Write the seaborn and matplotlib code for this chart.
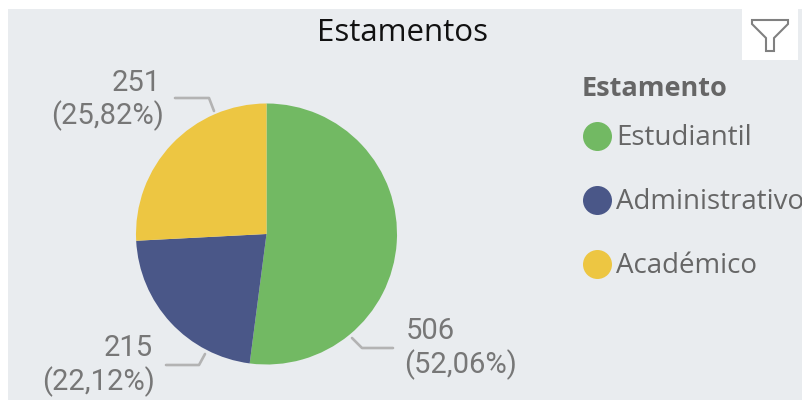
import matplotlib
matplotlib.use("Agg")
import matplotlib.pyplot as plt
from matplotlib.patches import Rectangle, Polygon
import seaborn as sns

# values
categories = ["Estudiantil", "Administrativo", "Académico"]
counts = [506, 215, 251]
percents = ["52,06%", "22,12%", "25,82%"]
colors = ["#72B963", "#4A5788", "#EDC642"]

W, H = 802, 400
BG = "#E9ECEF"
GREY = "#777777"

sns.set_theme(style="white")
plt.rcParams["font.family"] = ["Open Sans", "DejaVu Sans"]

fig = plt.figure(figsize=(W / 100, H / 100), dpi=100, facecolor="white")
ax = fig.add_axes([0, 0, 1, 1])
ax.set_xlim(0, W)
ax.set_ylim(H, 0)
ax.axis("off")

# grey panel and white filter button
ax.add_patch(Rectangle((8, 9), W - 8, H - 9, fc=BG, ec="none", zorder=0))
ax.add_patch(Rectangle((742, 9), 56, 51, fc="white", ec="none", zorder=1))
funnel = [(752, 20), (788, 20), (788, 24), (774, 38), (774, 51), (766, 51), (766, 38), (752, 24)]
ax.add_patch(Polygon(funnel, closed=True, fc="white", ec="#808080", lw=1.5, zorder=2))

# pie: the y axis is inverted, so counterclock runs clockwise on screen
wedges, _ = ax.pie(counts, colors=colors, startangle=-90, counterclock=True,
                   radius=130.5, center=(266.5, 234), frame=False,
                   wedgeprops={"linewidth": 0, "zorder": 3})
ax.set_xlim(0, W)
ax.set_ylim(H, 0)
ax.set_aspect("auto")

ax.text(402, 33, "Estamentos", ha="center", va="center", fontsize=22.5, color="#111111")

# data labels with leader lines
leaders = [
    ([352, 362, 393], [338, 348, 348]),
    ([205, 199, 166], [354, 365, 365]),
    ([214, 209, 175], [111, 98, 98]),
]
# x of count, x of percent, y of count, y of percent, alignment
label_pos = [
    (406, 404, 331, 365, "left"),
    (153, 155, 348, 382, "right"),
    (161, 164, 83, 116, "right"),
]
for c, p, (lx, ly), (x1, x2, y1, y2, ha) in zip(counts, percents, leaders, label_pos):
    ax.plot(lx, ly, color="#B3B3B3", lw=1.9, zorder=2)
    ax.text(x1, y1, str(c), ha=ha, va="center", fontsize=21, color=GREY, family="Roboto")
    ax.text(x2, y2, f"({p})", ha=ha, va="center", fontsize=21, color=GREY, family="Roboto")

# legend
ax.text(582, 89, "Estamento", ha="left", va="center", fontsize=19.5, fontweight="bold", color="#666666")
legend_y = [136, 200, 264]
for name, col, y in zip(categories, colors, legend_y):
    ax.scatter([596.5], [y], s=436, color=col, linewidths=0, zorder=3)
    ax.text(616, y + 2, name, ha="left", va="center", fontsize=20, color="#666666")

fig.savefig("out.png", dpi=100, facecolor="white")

→ **Instructions to follow**:
From the listing, copy each line containing the word "matplotlib".

→ **Correct result**:
Write the seaborn and matplotlib code for this chart.
import matplotlib
matplotlib.use("Agg")
import matplotlib.pyplot as plt
from matplotlib.patches import Rectangle, Polygon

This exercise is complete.